Love, therefore, is the great thing. A reflection of the love of God in the family is what makes a family a covenant family—God’s great love for us in Christ Jesus. It is a love between husband and wife in which each knows his own place, in which each willingly and readily assumes that place, in which each is thankful for the other as a gift of God, in which each knows God’s love for him. It is a love between parents and children in which both recognize that God has given parents to children and children to parents as a great gift of grace. It is a love in which each knows and is thankful for his own place within the circle of love—which, as the apostle reminds us—is a bond of perfectness. It is a love that shows itself in each sacrificing his or her own personal well-being for the welfare of the whole. Finally, it is love which makes a home, a covenant home. Yet love is so imperfect, and self-love and selfishness constantly intrude. So it is a home in which there are constant reminders that love must prevail. And so it is in unexpected gestures of thoughtfulness and surprising efforts to help one another.
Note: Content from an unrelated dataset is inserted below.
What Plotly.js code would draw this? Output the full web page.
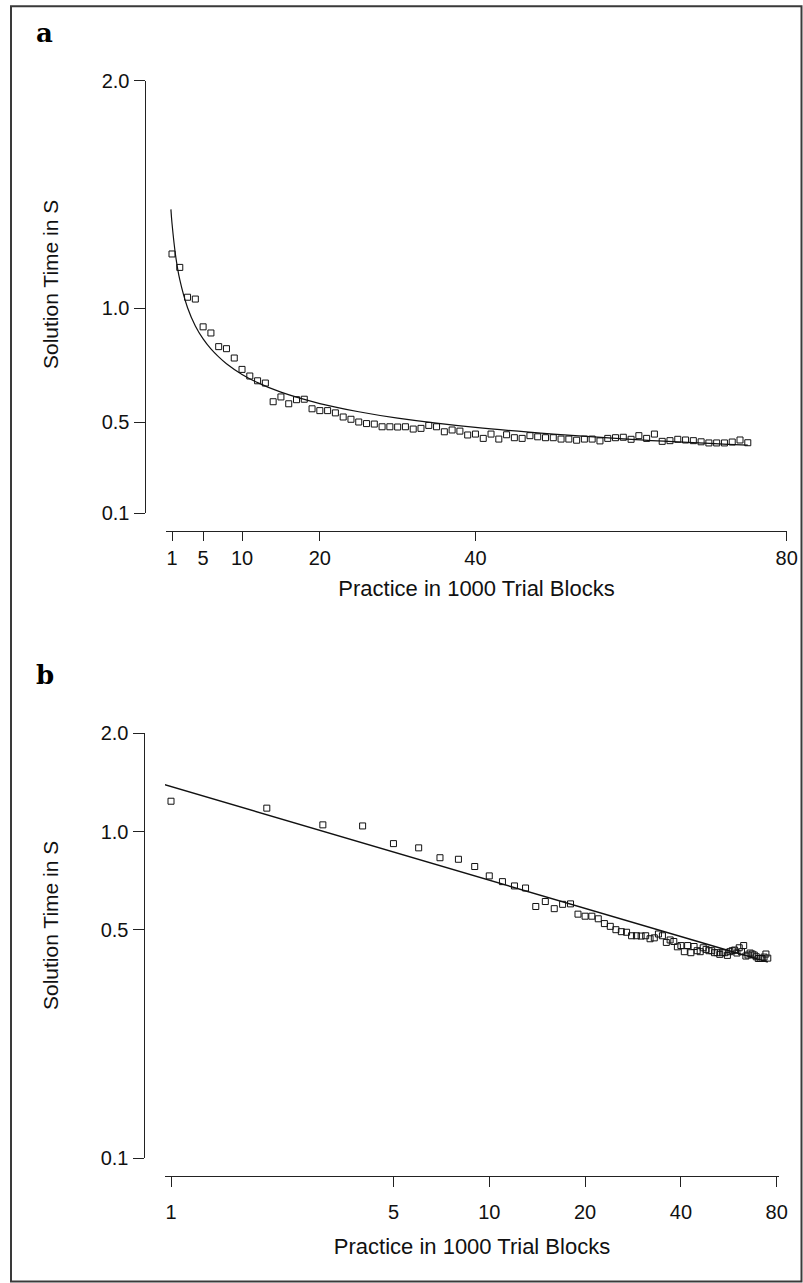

Sin is always there, in many forms. Sometimes great sins. Sometimes the nagging sins of small thoughtless acts, of unkind words, of surliness and selfishness, of disobedience and disagreement. And so a covenant home is always a home where there is instruction and reproof, confession and repentance, encouragement and praise for the one who does well, a bearing of one another’s burdens, a longing to help others do the right but a punishment when needed. Such is also a covenant home in this sinful world.

In short, a covenant home is a reflection, in all its rich variety, of God’s dealings with us. Where we are conscious of how God works in our lives and where we attempt, by grace, to reflect these great works of grace and love, there you have a covenant home.